Jacob Bil Kur, co-founder and program manager at Junubin Chronicles, told Sudans Post late last month that a press conference they organized to help appeal to the public to assist in the search efforts was disrupted by the National Security Service (NSS).
In a statement extended this afternoon, Yakani appealed to Kiir to help in the efforts to secure the release of the activist, whose place of detention remains unknown.
“CEPO is sincerely urging the president to help in seeking the safety and security of our younger brothers, Biar Ajak Marol and Morris Mabor, who have both been missing for a long time now,” he said.
“It is sad that we have made our own fellow citizens disappear at a young age in a painful manner.
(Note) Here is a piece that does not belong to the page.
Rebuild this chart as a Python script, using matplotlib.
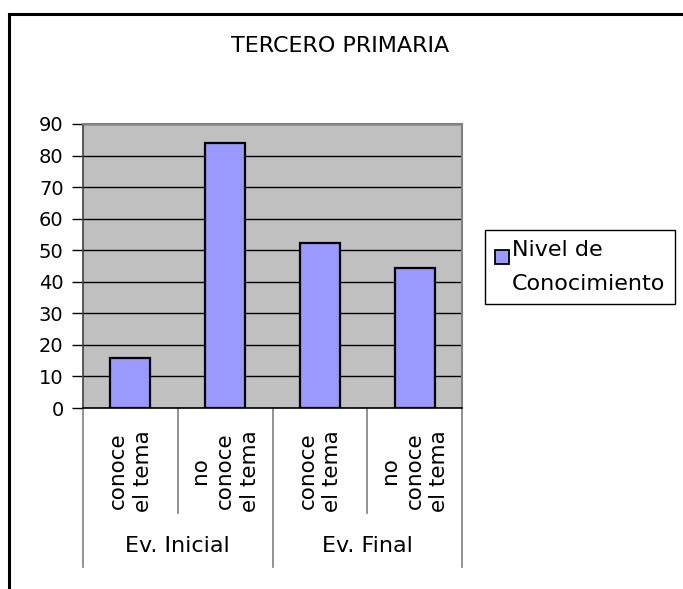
import matplotlib
matplotlib.use("Agg")
import matplotlib.pyplot as plt
from matplotlib.lines import Line2D

plt.rcParams['font.family'] = ['DejaVu Sans']

title = "TERCERO PRIMARIA"
groups = ["Ev. Inicial", "Ev. Final"]
categories = ["conoce\nel tema", "no\nconoce\nel tema", "conoce\nel tema", "no\nconoce\nel tema"]
values = [16, 84, 52.3, 44.5]
series_name = "Nivel de\nConocimiento"
yticks = list(range(0, 100, 10))

W, H = 683, 589
fig = plt.figure(figsize=(W / 100, H / 100), dpi=100)
fig.patch.set_facecolor("white")

# axes placement (pixel-based)
L, R, T, B = 83, 462, 124, 408
ax = fig.add_axes([L / W, 1 - B / H, (R - L) / W, (B - T) / H])
ax.set_facecolor("#C0C0C0")

x = list(range(len(categories)))
bars = ax.bar(x, values, width=0.42, color="#9999FF", edgecolor="black",
              linewidth=1.6, label=series_name, zorder=3)

ax.set_xlim(-0.5, len(categories) - 0.5)
ax.set_ylim(0, 90)
ax.set_yticks(yticks)
ax.set_yticklabels([str(v) for v in yticks], fontsize=14)
ax.tick_params(axis="y", length=8, width=1, color="black", pad=6)
ax.set_xticks([])
ax.yaxis.grid(True, color="black", linewidth=1, zorder=1)
ax.set_axisbelow(True)

for s in ["top", "right"]:
    ax.spines[s].set_color("#808080")
    ax.spines[s].set_linewidth(1.5)
ax.spines["left"].set_color("#404040")
ax.spines["left"].set_linewidth(1.2)
ax.spines["bottom"].set_color("black")
ax.spines["bottom"].set_linewidth(1.2)
ax.spines["bottom"].set_zorder(5)

trans = ax.get_xaxis_transform()
# category separators
n = len(categories)
for i in range(n + 1):
    xb = i - 0.5
    is_group = (i % 2 == 0)
    y_end = -0.56 if is_group else -0.37
    ax.add_line(Line2D([xb, xb], [0, y_end], transform=trans, color="#808080",
                       linewidth=1.2, clip_on=False))

# category labels
for i, lab in enumerate(categories):
    ax.text(i, -0.222, lab, transform=trans, rotation=90, ha="center", va="center",
            multialignment="center", fontsize=15.5, linespacing=1.3)

# group labels
for g, lab in enumerate(groups):
    ax.text(2 * g + 0.5, -0.486, lab, transform=trans, ha="center", va="center",
            fontsize=16)

# title
fig.text(340 / W, 1 - 46 / H, title, ha="center", va="center", fontsize=16)

# legend
leg = ax.legend(loc="upper left", bbox_to_anchor=(485 / W, 1 - 230 / H),
                bbox_transform=fig.transFigure, frameon=True, fancybox=False,
                edgecolor="black", fontsize=16, handlelength=0.62, handleheight=0.62,
                handletextpad=0.15, borderpad=0.45, borderaxespad=0, framealpha=1)
leg.get_frame().set_linewidth(1)
for t in leg.get_texts():
    t.set_linespacing(1.85)
hp = leg.legend_handles[0]
hp.set_y(hp.get_y() + 7)
hp.set_linewidth(1.3)

# figure border (left and top)
fig.add_artist(Line2D([9 / W, 9 / W], [0, 1 - 14 / H], transform=fig.transFigure,
                      color="black", linewidth=2.2))
fig.add_artist(Line2D([9 / W, 1], [1 - 14 / H, 1 - 14 / H], transform=fig.transFigure,
                      color="black", linewidth=2.2))

fig.savefig("out.png", dpi=100)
Even if they are in conflict with the law, it is before to allow the legal due process to take its course in a transparent and accountable manner, rather than acting arbitrarily on the fate of their lives before their respective families,” he added.
He said that “what happened to brothers Biar Ajak Marol and Morris Mabor remains on the painful list of our brother Samuel Dong and the act of the Sudan regime government of extrajudicial killing of South Sudanese as a sign of oppression, marginalization, and discrimination.”
“This practice should be abolished under our own government, where we fought differently for independence. Why should we describe our being independent from the previous Sudan government by an act of making our own citizens disappear or be killed extraordinarily, just like by the previous Sudan governments?”